PAPELES PARA EL PROGRESO
DIRECTOR: JORGE BOTELLA
NÚMERO 23                                                                                            NOVIEMBRE - DICIEMBRE  2005
página 9
 

 MADURAR EL ESPÍRITU

 
Aunque el proceso de desarrollo del espíritu humano constituye uno de los temas más apasionantes de la sicología metafísica por la unión y relación que mantiene con la materialidad del sistema cognitivo, no es mi intención en esta mesa de ideas profundizar en esa cuestión sino aportar una reflexión acerca de los distintos estados por los que pasa la madurez del espíritu humano.
Podría ser un tópico abundar en la inmadurez de la juventud pero, si se toma en cuenta la perfección lineal en el eje temporal del conocimiento, lo propio de la juventud ha de ser la falta de elementos de juicio y contraste, y por ello una cierta inmadurez que se concreta en la exaltación de las pocas ideas que se tienen por modelos universales de actuación. Es el idealismo juvenil, que a sus deficiencias opone la pasión directiva de las ideas que excluye todo escepticismo. El espíritu del joven se caracteriza por la preeminencia de las ideas sobre la responsabilidad de los actos, porque ni la satisfacción ni la perfección buscada se logran habitualmente en la primera realización.
Madurar es progresar en ponderar la realidad en lo que realmente aporta de perfección al individuo. De la sucesiva acumulación de experiencias se mejora el juicio de lo que la realidad es capaz de aportar para la satisfacción de las expectativas. Así, con los años se pierde el idealismo de las primeras intuiciones y se gana en el pragmatismo de los juicios. La objetividad lograda, no obstante, puede mermar la audacia del espíritu cuando considera escasa la rentabilidad del esfuerzo intelectual. Poco a poco se aviene al acomodo del dictado de la realidad exterior y el hábito de la intuición prospectiva se debilita. Se impone entonces el materialismo por el que el espíritu en la relajación de su esfuerzo se satisface en el reporte de la realidad circundante. Es en esta ocasión cuando la creatividad decae y el conformismo se adueña del hombre hecho.

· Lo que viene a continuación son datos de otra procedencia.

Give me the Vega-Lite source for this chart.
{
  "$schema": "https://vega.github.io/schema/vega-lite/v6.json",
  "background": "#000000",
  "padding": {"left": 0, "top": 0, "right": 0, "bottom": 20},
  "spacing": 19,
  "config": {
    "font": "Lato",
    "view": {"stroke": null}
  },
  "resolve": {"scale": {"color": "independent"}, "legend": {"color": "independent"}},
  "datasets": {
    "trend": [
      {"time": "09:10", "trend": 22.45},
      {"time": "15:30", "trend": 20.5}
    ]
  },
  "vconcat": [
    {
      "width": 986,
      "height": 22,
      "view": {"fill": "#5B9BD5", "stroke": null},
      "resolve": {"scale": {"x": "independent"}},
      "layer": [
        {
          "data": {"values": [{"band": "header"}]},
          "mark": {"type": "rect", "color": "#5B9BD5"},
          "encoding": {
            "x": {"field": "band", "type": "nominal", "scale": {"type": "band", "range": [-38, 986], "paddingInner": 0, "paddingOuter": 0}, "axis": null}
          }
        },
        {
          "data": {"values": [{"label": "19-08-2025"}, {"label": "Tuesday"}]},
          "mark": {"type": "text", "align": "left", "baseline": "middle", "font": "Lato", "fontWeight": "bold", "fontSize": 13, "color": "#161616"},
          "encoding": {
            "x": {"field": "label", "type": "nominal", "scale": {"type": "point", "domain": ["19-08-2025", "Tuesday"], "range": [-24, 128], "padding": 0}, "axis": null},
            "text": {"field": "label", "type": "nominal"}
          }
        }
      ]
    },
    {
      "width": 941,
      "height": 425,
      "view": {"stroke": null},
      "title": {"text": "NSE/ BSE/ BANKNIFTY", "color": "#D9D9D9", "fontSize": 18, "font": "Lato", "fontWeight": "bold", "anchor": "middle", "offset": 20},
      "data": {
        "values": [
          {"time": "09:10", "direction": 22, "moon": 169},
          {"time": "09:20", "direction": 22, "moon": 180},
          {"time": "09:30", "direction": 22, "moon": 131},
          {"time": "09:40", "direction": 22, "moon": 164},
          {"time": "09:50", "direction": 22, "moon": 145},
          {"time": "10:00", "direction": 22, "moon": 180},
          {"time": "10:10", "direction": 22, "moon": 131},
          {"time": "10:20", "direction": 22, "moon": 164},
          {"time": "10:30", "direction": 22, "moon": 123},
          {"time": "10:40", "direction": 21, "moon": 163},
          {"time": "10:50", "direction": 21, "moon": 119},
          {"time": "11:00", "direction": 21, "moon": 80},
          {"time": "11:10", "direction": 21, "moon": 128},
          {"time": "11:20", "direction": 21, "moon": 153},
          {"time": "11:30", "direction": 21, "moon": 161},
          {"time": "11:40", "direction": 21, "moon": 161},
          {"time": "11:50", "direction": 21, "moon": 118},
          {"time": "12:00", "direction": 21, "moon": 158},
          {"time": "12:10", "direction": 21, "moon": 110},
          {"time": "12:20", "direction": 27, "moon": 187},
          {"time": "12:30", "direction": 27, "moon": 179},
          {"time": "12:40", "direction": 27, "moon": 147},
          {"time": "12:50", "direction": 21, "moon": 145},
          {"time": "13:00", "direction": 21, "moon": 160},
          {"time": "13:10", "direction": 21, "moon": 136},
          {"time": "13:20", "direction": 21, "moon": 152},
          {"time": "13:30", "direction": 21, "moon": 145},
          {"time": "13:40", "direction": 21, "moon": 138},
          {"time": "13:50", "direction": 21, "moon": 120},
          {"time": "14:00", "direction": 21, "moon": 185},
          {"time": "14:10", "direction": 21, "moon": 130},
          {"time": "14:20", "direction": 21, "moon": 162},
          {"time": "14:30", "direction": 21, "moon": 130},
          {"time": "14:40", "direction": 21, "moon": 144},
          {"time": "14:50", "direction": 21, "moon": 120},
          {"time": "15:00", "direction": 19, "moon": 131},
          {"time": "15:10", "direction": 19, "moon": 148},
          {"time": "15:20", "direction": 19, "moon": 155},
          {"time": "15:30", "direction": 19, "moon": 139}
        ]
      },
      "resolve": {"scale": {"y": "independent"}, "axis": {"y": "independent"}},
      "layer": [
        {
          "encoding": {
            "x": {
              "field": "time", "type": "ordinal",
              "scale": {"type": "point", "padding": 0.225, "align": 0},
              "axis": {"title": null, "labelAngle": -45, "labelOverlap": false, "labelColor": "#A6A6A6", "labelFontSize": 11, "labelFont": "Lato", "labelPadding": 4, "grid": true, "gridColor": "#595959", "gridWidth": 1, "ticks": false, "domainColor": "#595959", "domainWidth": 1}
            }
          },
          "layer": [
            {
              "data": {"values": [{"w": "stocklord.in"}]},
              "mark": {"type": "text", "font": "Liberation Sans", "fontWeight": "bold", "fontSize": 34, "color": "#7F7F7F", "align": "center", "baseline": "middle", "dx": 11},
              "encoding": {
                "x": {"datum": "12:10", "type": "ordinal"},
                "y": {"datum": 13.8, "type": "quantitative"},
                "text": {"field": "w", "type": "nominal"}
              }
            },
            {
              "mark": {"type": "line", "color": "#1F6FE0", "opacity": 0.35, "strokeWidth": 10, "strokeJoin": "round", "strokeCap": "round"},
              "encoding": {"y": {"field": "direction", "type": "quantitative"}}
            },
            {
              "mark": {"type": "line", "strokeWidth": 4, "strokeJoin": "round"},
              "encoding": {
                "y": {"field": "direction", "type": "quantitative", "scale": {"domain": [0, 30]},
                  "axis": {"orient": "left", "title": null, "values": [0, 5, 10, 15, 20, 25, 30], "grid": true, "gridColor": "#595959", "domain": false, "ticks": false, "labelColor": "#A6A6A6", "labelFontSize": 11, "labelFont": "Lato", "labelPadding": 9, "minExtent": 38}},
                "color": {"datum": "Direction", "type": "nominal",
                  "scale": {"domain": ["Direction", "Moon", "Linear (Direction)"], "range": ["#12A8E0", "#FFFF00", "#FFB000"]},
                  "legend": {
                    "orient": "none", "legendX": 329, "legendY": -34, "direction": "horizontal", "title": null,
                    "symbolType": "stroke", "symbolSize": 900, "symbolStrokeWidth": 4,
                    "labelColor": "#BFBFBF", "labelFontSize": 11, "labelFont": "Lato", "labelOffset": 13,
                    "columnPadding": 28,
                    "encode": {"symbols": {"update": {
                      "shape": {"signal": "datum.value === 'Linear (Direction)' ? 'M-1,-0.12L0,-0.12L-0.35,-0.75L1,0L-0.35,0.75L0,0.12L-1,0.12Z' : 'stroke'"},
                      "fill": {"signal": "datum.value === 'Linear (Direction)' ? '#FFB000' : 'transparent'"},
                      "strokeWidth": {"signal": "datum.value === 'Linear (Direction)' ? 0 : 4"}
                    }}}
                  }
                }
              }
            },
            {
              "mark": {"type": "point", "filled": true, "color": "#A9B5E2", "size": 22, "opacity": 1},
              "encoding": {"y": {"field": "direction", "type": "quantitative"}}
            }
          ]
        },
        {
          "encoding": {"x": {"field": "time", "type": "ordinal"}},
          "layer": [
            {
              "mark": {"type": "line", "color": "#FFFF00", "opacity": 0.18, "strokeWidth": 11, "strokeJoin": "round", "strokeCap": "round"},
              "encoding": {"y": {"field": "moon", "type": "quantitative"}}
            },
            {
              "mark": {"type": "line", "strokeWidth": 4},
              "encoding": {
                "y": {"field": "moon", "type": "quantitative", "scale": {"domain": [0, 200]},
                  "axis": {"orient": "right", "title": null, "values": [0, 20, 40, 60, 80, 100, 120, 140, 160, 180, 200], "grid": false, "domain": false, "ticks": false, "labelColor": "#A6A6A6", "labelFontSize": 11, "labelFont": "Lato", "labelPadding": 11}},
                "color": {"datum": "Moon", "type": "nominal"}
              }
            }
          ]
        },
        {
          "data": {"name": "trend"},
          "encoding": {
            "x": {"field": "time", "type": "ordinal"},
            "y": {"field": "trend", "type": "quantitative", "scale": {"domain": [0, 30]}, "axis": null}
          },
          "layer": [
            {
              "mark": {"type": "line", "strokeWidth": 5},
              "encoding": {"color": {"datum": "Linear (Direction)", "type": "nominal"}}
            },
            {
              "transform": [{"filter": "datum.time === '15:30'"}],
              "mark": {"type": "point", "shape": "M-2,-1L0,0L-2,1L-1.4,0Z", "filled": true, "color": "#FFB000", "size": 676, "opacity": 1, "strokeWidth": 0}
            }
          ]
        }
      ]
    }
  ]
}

Podría pensarse que se corresponde la madurez con la superación de la incertidumbre juvenil, pero mayor pasividad en el espíritu se sigue cuando el escepticismo de la efectividad del ejercicio intelectual se impone, y la vida se conduce con simpleza en lo que deparan las circunstancias.
Con independencia del valor que la experiencia reporta a los juicios, la capacidad de síntesis ante cada situación es muy distinta de unas a otras personas, por lo que la madurez se alcanza según un proceso particular en cada persona que, aun dependiendo de la edad, no resulta aplicable de forma sistemática.
Sostener el espíritu joven cuando pasan los años tiene mucho más de conservar la audacia de la creatividad que de la contemplación de los progresos intelectuales acrisolados por las lecciones bien aprendidas. Ese bagaje es tanto más útil cuando no se ha caído en la apatía intelectual que mira con nostalgia al pasado, como si el tiempo fuera robando la seguridad en la que el hombre se sentía instalado.
La madurez no se opone al idealismo juvenil sino en lo que éste contiene de inconsistencia intelectual por la escasez de los recursos de experiencia. Pero el espíritu no progresa por la inercia de la vida si no se hace en el rigor del esfuerzo intuitivo. La maduración del espíritu sólo se concibe como un crecimiento de la actividad intuitiva sobre la experiencia intelectual que se alimenta del vivir la vida misma, pero que lejos de ser un proceso reflejo exige la voluntad de implicarse en la interpretación de las ideas que alimentan la aplicación de la vida espiritual.